In its Preamble, the Constitutive Act of the African Union says, among other things, that we are :


"Guided by our common visions of a united and strong Africa and by the need to build a partnership between governments and all segments of civil society.


"Conscious of the fact that the scourge of conflicts in Africa constitutes a major impediment to the socio-economic development of the Continent.


"Determined to promote and protect human and people’s rights, consolidate democratic institutions and culture, and to ensure good governance and the rule of law".


In pursuit of these and other goals, the 37th Assembly took the necessary decisions for the preparatory work to be done, leading to the establishment of such bodies as :


the Commission (Secretariat) of the Union;
the Pan-African Parliament
the Pan-African Court of Justice
the Economic, Social and Cultural Council
the Mechanism for Conflict for Conflict Prevention, Management and Resolution; and
the Specialised Technical Committees.

SADC is also undergoing a major restructuring exercise. It is moving towards a more streamlined and centralised structure moving away from the sectoral approaches of the past, in favour of an integrated and co-ordinated programme of activities for the region. In this regard :


SADC shall henceforth formally operate on a troika basis
The current 19 sector co-ordinating units and 2 Commissions (i.e. Energy Commission and the Southern African Transport and Telecommunication Commission) will be abolished during a 2 year transitional period in favour of 4 Directorates, viz,

# Trade, Industry, Finance and Investment

# Food agriculture and natural resources

# Infrastructure and Services

# Human and Social Development


In view of the SADC Trade Protocol establishing the SADC free trade area the Directorate : Trade, Industry, Finance and Investments will be prioritised.

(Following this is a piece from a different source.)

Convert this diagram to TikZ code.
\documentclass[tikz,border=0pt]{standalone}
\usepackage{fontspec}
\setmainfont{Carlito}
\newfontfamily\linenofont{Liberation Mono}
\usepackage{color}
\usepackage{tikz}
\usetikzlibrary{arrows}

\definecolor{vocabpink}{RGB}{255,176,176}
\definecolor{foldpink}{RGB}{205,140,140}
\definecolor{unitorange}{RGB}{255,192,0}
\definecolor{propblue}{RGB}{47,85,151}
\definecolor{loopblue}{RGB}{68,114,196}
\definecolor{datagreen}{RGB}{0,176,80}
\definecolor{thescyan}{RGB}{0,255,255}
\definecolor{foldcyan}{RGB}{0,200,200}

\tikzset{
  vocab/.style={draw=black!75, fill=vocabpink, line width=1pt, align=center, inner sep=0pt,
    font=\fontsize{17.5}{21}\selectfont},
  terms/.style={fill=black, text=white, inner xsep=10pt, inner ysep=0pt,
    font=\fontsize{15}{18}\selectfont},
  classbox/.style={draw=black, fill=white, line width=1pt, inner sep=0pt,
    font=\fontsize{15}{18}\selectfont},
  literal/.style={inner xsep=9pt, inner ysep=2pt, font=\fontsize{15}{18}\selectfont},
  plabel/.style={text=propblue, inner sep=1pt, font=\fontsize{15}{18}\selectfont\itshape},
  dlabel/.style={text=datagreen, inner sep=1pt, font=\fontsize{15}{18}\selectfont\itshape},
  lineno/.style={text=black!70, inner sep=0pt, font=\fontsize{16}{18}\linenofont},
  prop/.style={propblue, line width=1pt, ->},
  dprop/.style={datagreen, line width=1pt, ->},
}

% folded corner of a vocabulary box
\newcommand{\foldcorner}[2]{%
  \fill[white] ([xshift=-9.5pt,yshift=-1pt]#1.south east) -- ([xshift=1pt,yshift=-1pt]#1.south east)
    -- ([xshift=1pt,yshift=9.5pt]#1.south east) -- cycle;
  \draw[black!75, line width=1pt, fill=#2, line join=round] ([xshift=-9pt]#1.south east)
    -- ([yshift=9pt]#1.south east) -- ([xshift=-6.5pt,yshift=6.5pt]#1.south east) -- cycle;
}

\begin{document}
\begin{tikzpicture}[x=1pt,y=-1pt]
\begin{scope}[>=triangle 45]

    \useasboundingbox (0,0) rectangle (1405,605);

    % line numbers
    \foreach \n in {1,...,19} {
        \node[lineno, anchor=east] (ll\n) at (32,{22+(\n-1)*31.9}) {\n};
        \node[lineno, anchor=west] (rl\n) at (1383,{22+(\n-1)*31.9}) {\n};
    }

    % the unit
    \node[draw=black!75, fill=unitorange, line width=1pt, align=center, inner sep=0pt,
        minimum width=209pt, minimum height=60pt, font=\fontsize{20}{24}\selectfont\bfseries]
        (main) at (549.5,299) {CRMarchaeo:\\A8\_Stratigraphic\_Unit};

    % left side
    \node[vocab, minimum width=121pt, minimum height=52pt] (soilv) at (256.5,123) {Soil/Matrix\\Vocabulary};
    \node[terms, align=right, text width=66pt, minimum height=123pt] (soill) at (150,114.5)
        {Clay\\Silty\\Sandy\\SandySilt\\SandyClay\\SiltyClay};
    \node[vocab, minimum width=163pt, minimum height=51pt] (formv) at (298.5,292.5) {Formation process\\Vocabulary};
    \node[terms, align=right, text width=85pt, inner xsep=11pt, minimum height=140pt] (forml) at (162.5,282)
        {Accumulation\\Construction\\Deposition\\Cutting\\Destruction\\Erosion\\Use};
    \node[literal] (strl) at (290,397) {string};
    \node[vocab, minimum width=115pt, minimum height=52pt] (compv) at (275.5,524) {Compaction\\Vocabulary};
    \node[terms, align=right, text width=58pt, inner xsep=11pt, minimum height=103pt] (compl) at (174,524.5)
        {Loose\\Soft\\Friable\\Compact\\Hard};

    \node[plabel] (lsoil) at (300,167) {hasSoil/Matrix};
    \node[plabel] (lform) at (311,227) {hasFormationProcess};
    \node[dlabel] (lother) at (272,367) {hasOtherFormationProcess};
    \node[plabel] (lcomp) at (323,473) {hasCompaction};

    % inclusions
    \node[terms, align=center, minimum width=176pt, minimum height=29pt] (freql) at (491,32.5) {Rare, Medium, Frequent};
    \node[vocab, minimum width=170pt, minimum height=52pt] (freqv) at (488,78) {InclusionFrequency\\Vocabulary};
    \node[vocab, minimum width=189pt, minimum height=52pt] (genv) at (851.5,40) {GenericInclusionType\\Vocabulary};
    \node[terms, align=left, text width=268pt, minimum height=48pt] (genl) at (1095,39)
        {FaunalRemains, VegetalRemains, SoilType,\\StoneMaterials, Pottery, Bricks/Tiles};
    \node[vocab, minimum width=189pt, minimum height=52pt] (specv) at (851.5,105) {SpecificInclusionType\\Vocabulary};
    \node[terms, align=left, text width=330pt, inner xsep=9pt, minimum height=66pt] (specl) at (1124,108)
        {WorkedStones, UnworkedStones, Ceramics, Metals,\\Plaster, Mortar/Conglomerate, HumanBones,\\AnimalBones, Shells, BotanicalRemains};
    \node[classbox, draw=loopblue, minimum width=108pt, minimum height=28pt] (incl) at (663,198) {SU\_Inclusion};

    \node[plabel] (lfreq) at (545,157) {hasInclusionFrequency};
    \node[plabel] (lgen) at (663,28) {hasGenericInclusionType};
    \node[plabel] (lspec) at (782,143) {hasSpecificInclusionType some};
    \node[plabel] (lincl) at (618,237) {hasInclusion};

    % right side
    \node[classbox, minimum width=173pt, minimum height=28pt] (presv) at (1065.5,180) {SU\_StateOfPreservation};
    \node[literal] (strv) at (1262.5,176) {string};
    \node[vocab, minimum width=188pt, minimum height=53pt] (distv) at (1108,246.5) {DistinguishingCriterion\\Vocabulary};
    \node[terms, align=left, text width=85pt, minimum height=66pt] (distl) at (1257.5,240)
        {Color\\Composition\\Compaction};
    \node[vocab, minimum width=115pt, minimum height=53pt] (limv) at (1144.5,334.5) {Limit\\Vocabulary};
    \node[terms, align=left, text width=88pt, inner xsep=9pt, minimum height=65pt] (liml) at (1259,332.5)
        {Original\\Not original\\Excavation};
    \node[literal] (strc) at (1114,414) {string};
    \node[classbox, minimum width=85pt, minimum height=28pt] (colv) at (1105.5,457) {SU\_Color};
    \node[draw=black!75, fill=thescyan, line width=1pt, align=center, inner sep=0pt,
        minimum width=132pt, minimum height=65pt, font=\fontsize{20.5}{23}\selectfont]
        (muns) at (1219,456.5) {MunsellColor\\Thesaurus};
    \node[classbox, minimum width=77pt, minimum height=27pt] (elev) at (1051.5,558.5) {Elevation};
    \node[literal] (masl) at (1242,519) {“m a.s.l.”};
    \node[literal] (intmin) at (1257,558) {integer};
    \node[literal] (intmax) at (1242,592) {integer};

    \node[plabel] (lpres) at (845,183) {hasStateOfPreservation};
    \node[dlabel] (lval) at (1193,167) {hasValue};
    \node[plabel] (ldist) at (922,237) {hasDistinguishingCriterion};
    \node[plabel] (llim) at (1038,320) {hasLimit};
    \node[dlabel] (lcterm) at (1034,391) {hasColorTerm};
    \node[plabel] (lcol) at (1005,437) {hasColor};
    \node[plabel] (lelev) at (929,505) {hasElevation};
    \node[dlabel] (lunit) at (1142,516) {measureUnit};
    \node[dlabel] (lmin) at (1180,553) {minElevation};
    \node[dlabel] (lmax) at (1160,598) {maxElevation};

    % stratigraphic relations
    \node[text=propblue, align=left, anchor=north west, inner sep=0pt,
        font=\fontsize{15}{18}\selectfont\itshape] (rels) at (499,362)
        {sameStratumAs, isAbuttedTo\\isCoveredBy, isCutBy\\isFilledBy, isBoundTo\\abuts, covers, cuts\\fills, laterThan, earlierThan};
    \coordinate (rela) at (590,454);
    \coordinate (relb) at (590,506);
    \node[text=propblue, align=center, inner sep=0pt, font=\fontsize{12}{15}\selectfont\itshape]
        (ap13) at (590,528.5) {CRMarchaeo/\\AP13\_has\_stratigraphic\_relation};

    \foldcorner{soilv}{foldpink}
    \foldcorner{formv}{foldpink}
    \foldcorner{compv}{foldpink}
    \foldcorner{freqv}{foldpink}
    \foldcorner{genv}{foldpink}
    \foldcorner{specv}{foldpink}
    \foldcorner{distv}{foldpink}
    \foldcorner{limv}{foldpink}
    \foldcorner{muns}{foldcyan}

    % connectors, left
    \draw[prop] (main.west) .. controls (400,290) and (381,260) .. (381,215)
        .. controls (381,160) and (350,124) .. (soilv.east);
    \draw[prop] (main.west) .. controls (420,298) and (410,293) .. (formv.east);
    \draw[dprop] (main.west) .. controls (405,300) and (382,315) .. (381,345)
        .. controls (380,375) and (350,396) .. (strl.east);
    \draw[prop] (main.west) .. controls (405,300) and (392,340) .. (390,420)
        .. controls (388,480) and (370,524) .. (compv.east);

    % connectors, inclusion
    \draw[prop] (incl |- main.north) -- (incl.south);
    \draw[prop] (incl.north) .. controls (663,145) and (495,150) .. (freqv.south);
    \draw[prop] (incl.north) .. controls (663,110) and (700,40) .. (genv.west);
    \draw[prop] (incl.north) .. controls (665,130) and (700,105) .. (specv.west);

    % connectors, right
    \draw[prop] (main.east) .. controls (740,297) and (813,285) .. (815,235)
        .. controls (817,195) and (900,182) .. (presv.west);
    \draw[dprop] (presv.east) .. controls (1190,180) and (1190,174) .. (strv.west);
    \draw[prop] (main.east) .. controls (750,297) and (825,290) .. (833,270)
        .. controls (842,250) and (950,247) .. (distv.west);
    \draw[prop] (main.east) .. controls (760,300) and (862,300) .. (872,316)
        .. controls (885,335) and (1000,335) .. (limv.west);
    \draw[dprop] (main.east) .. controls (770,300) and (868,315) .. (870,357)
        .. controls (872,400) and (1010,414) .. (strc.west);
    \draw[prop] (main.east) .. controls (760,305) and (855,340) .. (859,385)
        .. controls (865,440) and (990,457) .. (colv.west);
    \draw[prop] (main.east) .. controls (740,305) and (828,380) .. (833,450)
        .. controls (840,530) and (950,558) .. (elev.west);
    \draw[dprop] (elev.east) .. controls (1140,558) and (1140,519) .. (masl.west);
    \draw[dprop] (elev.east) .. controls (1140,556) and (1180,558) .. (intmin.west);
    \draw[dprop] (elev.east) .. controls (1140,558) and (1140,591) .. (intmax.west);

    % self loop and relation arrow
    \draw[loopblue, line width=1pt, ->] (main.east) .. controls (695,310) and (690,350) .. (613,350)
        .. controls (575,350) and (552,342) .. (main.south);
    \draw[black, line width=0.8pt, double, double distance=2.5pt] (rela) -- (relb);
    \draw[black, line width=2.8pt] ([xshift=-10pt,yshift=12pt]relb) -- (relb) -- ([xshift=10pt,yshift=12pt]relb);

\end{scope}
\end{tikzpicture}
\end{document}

A 5-year Regional Initiative Strategic Development plan is being developed.


It is significant that the African Union and the restructured SADC places great emphasis on a partnership between Governments and civil society.

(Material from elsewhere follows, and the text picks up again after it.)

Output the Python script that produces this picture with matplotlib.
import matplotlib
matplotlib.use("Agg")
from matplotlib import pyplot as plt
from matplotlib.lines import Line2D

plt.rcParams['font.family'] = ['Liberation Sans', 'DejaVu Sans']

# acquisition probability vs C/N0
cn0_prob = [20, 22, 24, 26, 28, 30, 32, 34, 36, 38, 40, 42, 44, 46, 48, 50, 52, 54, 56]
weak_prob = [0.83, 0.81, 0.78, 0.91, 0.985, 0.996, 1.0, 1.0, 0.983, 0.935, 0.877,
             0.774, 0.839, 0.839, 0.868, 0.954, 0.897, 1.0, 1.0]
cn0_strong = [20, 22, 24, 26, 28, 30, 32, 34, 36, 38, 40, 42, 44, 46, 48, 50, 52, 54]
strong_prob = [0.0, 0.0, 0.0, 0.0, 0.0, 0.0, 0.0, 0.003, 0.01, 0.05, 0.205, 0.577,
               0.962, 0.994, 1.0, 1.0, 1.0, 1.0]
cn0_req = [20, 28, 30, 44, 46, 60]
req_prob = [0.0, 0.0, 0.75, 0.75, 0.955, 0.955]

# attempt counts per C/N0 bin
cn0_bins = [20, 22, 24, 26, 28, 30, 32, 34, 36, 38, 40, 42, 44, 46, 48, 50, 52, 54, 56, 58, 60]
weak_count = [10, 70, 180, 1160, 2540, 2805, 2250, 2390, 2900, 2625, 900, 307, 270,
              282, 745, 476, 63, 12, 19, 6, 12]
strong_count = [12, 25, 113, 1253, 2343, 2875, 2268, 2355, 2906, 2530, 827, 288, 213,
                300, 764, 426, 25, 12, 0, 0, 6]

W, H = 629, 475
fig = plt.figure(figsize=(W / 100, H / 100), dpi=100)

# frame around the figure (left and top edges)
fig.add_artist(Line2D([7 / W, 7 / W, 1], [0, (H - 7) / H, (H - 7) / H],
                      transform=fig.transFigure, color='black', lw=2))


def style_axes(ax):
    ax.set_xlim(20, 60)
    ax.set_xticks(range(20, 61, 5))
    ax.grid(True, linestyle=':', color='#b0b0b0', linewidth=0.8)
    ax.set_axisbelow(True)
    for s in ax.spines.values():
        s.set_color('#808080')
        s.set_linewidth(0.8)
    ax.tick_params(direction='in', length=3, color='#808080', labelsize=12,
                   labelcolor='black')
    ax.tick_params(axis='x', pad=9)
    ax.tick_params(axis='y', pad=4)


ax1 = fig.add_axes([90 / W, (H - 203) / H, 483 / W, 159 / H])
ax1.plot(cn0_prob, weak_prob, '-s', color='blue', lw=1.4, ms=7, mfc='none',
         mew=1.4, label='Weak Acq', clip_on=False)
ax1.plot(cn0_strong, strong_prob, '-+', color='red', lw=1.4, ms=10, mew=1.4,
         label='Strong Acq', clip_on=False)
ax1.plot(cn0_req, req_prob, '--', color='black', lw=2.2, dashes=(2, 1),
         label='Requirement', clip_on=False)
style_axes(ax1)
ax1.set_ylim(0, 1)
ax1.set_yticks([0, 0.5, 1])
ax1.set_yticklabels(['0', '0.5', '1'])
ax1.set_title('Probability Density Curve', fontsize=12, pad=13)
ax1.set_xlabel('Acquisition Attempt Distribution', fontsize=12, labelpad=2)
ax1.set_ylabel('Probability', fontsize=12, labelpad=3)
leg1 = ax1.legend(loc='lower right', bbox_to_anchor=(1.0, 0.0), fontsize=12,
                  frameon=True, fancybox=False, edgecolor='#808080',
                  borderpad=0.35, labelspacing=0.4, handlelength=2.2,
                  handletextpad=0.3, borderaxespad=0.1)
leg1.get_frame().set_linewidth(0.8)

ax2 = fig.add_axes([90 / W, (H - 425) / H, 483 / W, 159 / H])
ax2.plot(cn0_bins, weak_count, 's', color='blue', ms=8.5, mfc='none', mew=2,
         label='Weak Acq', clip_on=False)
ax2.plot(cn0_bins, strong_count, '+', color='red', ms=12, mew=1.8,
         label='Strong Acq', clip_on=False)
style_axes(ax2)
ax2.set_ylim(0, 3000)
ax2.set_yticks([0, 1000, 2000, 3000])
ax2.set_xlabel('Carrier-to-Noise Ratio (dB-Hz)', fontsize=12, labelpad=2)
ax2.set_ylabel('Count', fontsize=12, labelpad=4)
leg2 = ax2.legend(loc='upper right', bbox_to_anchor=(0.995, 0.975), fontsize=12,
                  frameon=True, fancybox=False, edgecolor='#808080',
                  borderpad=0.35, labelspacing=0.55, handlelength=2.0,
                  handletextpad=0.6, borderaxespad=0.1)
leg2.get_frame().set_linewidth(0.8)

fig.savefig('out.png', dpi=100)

In this respect formalisation of the African Enterprise Network (an umbrella body for the 3 regional networks) is of major importance in translating the vision of the African renewal into reality.


Kofi Annan stated :

"The central challenge we face today is to ensure that globalisation becomes a positive force for all the worlds people, instead of leaving billions of them behind in squalor …. Market forces alone will not achieve it. It requires a broader effort to create a shared future, based on our common humanity in all its diversity". He went on to say : "We must put people at the centre of everything we do".


If globalisation is to become "a positive force for all the world’s people" we must ensure that in partnership we make the New African Initiative a reality.


Africa’s time has come – let us seize the opportunity!